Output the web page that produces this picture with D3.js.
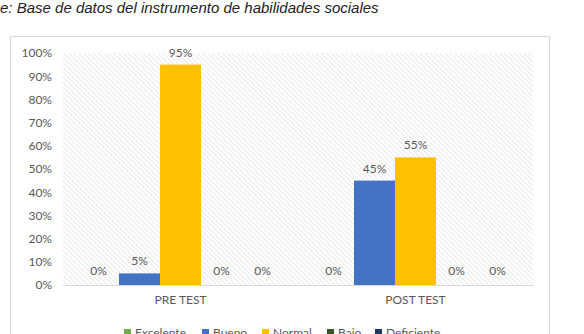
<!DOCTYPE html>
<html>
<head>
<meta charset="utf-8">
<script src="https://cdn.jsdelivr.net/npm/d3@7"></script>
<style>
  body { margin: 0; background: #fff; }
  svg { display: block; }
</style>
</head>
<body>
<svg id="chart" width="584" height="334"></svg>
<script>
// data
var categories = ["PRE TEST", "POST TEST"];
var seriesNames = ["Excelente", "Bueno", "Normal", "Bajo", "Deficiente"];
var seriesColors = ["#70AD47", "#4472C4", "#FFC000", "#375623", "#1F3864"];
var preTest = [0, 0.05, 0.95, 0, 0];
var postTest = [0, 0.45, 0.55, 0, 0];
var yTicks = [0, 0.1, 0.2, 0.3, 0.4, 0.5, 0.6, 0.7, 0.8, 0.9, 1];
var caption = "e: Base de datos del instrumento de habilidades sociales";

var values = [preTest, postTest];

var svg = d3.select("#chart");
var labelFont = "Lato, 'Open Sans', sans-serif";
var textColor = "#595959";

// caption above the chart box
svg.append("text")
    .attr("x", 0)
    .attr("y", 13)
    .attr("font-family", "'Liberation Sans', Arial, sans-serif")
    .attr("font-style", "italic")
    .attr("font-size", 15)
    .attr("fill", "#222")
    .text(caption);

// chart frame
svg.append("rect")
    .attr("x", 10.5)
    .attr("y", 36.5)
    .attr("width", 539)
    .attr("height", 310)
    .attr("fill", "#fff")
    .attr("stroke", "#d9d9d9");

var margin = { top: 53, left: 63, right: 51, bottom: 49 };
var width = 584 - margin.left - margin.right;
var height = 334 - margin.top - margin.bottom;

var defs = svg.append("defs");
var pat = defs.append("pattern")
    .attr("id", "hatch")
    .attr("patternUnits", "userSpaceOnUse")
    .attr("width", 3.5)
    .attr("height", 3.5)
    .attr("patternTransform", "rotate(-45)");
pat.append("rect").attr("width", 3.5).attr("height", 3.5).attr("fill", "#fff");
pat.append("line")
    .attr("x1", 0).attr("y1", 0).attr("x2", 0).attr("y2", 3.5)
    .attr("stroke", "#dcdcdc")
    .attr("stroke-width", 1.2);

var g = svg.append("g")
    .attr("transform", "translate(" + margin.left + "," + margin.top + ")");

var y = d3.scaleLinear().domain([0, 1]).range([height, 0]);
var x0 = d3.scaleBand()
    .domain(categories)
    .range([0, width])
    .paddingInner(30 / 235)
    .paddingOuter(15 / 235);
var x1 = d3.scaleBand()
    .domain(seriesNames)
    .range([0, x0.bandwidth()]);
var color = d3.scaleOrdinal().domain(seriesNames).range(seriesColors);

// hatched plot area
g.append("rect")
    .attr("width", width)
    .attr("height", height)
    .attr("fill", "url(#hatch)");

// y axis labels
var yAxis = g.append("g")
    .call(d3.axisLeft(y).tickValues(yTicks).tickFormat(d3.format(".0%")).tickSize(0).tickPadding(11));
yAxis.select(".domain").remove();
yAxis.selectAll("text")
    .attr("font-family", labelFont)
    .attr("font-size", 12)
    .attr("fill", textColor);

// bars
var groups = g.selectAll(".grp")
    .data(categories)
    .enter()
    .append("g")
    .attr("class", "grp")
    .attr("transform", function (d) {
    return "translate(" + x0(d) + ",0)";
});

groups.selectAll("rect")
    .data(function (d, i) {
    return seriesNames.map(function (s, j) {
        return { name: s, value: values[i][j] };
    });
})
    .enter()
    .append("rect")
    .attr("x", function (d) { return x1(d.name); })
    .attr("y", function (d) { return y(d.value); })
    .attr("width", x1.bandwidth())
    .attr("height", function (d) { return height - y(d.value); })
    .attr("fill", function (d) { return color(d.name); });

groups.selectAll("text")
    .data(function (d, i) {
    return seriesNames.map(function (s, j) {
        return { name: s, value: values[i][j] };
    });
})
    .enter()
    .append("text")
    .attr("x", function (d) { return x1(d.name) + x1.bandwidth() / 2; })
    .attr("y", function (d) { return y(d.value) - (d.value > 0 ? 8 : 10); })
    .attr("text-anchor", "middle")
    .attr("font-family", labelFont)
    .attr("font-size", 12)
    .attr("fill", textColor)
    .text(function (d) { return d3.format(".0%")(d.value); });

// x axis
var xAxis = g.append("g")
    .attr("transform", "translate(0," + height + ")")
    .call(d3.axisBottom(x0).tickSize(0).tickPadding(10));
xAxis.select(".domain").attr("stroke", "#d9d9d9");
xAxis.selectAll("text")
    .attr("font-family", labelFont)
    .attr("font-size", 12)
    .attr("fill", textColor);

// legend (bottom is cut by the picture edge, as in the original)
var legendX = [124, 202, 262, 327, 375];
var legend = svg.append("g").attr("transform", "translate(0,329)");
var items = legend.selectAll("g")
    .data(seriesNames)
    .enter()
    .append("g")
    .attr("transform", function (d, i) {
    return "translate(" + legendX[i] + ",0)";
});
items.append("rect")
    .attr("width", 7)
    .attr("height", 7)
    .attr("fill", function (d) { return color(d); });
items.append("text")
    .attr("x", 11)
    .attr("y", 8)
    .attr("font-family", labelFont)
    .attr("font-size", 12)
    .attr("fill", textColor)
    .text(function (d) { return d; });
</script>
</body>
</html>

───

• **Problem to solve**: Skipping the pictures, transcribe each line above exactly as it appears.

• **Solution below**:
Output the web page that produces this picture with D3.js.
<!DOCTYPE html>
<html>
<head>
<meta charset="utf-8">
<script src="https://cdn.jsdelivr.net/npm/d3@7"></script>
<style>
  body { margin: 0; background: #fff; }
  svg { display: block; }
</style>
</head>
<body>
<svg id="chart" width="584" height="334"></svg>
<script>
// data
var categories = ["PRE TEST", "POST TEST"];
var seriesNames = ["Excelente", "Bueno", "Normal", "Bajo", "Deficiente"];
var seriesColors = ["#70AD47", "#4472C4", "#FFC000", "#375623", "#1F3864"];
var preTest = [0, 0.05, 0.95, 0, 0];
var postTest = [0, 0.45, 0.55, 0, 0];
var yTicks = [0, 0.1, 0.2, 0.3, 0.4, 0.5, 0.6, 0.7, 0.8, 0.9, 1];
var caption = "e: Base de datos del instrumento de habilidades sociales";

var values = [preTest, postTest];

var svg = d3.select("#chart");
var labelFont = "Lato, 'Open Sans', sans-serif";
var textColor = "#595959";

// caption above the chart box
svg.append("text")
    .attr("x", 0)
    .attr("y", 13)
    .attr("font-family", "'Liberation Sans', Arial, sans-serif")
    .attr("font-style", "italic")
    .attr("font-size", 15)
    .attr("fill", "#222")
    .text(caption);

// chart frame
svg.append("rect")
    .attr("x", 10.5)
    .attr("y", 36.5)
    .attr("width", 539)
    .attr("height", 310)
    .attr("fill", "#fff")
    .attr("stroke", "#d9d9d9");

var margin = { top: 53, left: 63, right: 51, bottom: 49 };
var width = 584 - margin.left - margin.right;
var height = 334 - margin.top - margin.bottom;

var defs = svg.append("defs");
var pat = defs.append("pattern")
    .attr("id", "hatch")
    .attr("patternUnits", "userSpaceOnUse")
    .attr("width", 3.5)
    .attr("height", 3.5)
    .attr("patternTransform", "rotate(-45)");
pat.append("rect").attr("width", 3.5).attr("height", 3.5).attr("fill", "#fff");
pat.append("line")
    .attr("x1", 0).attr("y1", 0).attr("x2", 0).attr("y2", 3.5)
    .attr("stroke", "#dcdcdc")
    .attr("stroke-width", 1.2);

var g = svg.append("g")
    .attr("transform", "translate(" + margin.left + "," + margin.top + ")");

var y = d3.scaleLinear().domain([0, 1]).range([height, 0]);
var x0 = d3.scaleBand()
    .domain(categories)
    .range([0, width])
    .paddingInner(30 / 235)
    .paddingOuter(15 / 235);
var x1 = d3.scaleBand()
    .domain(seriesNames)
    .range([0, x0.bandwidth()]);
var color = d3.scaleOrdinal().domain(seriesNames).range(seriesColors);

// hatched plot area
g.append("rect")
    .attr("width", width)
    .attr("height", height)
    .attr("fill", "url(#hatch)");

// y axis labels
var yAxis = g.append("g")
    .call(d3.axisLeft(y).tickValues(yTicks).tickFormat(d3.format(".0%")).tickSize(0).tickPadding(11));
yAxis.select(".domain").remove();
yAxis.selectAll("text")
    .attr("font-family", labelFont)
    .attr("font-size", 12)
    .attr("fill", textColor);

// bars
var groups = g.selectAll(".grp")
    .data(categories)
    .enter()
    .append("g")
    .attr("class", "grp")
    .attr("transform", function (d) {
    return "translate(" + x0(d) + ",0)";
});

groups.selectAll("rect")
    .data(function (d, i) {
    return seriesNames.map(function (s, j) {
        return { name: s, value: values[i][j] };
    });
})
    .enter()
    .append("rect")
    .attr("x", function (d) { return x1(d.name); })
    .attr("y", function (d) { return y(d.value); })
    .attr("width", x1.bandwidth())
    .attr("height", function (d) { return height - y(d.value); })
    .attr("fill", function (d) { return color(d.name); });

groups.selectAll("text")
    .data(function (d, i) {
    return seriesNames.map(function (s, j) {
        return { name: s, value: values[i][j] };
    });
})
    .enter()
    .append("text")
    .attr("x", function (d) { return x1(d.name) + x1.bandwidth() / 2; })
    .attr("y", function (d) { return y(d.value) - (d.value > 0 ? 8 : 10); })
    .attr("text-anchor", "middle")
    .attr("font-family", labelFont)
    .attr("font-size", 12)
    .attr("fill", textColor)
    .text(function (d) { return d3.format(".0%")(d.value); });

// x axis
var xAxis = g.append("g")
    .attr("transform", "translate(0," + height + ")")
    .call(d3.axisBottom(x0).tickSize(0).tickPadding(10));
xAxis.select(".domain").attr("stroke", "#d9d9d9");
xAxis.selectAll("text")
    .attr("font-family", labelFont)
    .attr("font-size", 12)
    .attr("fill", textColor);

// legend (bottom is cut by the picture edge, as in the original)
var legendX = [124, 202, 262, 327, 375];
var legend = svg.append("g").attr("transform", "translate(0,329)");
var items = legend.selectAll("g")
    .data(seriesNames)
    .enter()
    .append("g")
    .attr("transform", function (d, i) {
    return "translate(" + legendX[i] + ",0)";
});
items.append("rect")
    .attr("width", 7)
    .attr("height", 7)
    .attr("fill", function (d) { return color(d); });
items.append("text")
    .attr("x", 11)
    .attr("y", 8)
    .attr("font-family", labelFont)
    .attr("font-size", 12)
    .attr("fill", textColor)
    .text(function (d) { return d; });
</script>
</body>
</html>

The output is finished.